Belanda selalu berpikir agraris plus merkantilis, tidak memandang bagaimana besar nilai strategis maritim Singapura kala itu. Lalu membiarkan Raffles memanipulasi Sultan Singapura Tengku Husein, untuk membangun pelabuhan besar.Â
Lewat Traktat London 1824, Singapura ditukar dengan Bengkulu, yang kebetulan cocok dengan selera Daendels. Belanda tak juga membuka mata ketika Pulau Sambu (salah satu pulau yang terdekat dengan Singapura) dibangun menjadi pangkalan minyak mereka, Royal Dutch Shell pada 1920-an. Sambu tetaplah semata oil base kemudian berganti jadi Pertamina Pulau Sambu, yang kini terlihat makin murung.

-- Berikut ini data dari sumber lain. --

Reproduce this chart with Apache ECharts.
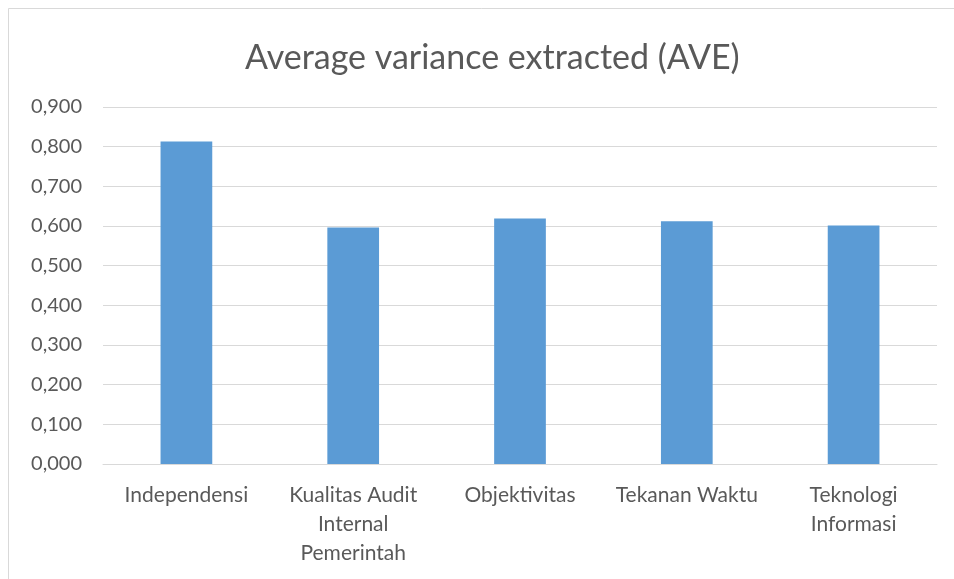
<!DOCTYPE html>
<html>
<head>
<meta charset="utf-8">
<script src="https://cdn.jsdelivr.net/npm/echarts@6/dist/echarts.min.js"></script>
<style>
  html, body { margin: 0; padding: 0; background: #fff; }
  #chart { width: 954px; height: 579px; }
</style>
</head>
<body>
<div id="chart"></div>
<script>
// data
const categories = ['Independensi', 'Kualitas Audit\nInternal\nPemerintah', 'Objektivitas', 'Tekanan Waktu', 'Teknologi\nInformasi']
const aveValues = [0.813, 0.596, 0.619, 0.612, 0.601]

const chart = echarts.init(document.getElementById('chart'))
const fontFamily = 'Lato, "Open Sans", sans-serif'

const option = {
  animation: false,
  backgroundColor: '#fff',
  textStyle: { fontFamily: fontFamily },
  title: {
    text: 'Average variance extracted (AVE)',
    left: 240,
    top: 36,
    textStyle: {
      fontFamily: fontFamily,
      fontSize: 34,
      fontWeight: 'normal',
      color: '#595959'
    }
  },
  // chart frame
  graphic: [
    {
      type: 'rect',
      shape: { x: 8.5, y: 8.5, width: 960, height: 600 },
      style: { fill: 'none', stroke: '#d9d9d9', lineWidth: 1 },
      silent: true
    }
  ],
  grid: {
    left: 103,
    right: 17,
    top: 107,
    bottom: 115,
    containLabel: false
  },
  xAxis: {
    type: 'category',
    data: categories,
    axisTick: { show: false },
    axisLine: { lineStyle: { color: '#d9d9d9', width: 1 } },
    axisLabel: {
      interval: 0,
      margin: 17,
      fontSize: 21,
      lineHeight: 29,
      color: '#595959',
      fontFamily: fontFamily
    }
  },
  yAxis: {
    type: 'value',
    min: 0,
    max: 0.9,
    interval: 0.1,
    axisLine: { show: false },
    axisTick: { show: false },
    splitLine: { lineStyle: { color: '#d9d9d9', width: 1 } },
    axisLabel: {
      margin: 21,
      fontSize: 20,
      color: '#595959',
      fontFamily: fontFamily,
      formatter: v => v.toFixed(3).replace('.', ',')
    }
  },
  series: [
    {
      name: 'AVE',
      type: 'bar',
      data: aveValues,
      barWidth: '31%',
      itemStyle: { color: '#5b9bd5' }
    }
  ]
}

chart.setOption(option)
</script>
</body>
</html>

Dengan sedikit copy paste dari kolonial, Batam melewati era babat alas dengan ditetapkannya wilayah ini sebagai Daerah Industri Pulau Batam melalui Keputusan Presiden Nomor 41 Tahun 1973, dengan sistem Continental-Asian, sedangkan Singapura waktu itu menggunakan pendekatan Anglo-American yang sesuai untuk negara maritim.
Jika ingin serupa Singapura mestinya Batam di hari - hari awal sudah memikirkan bagaimana membangun pelabuhan berkelas internasional yang sama levelnya.
Sampai hari ini tidak ada pelabuhan peti kemas bonafide milik Batam. Padahal bagaimana Singapura bisa direbut Raffles lalu mendunia, adalah berkat pelabuhannya.
Bisikan hantu Daendels demikian kuat mempengaruhi cara berpikir para teknokrat pembangun Batam. Maka yang terjadi adalah politik tanah dengan cara memunggungi lautan emas. Hanya namanya saja Batam sebagai etalase utama dan gerbang Indonesia, tapi peran yang dimainkan hanyalah hamparan halaman belakang bagi Singapura.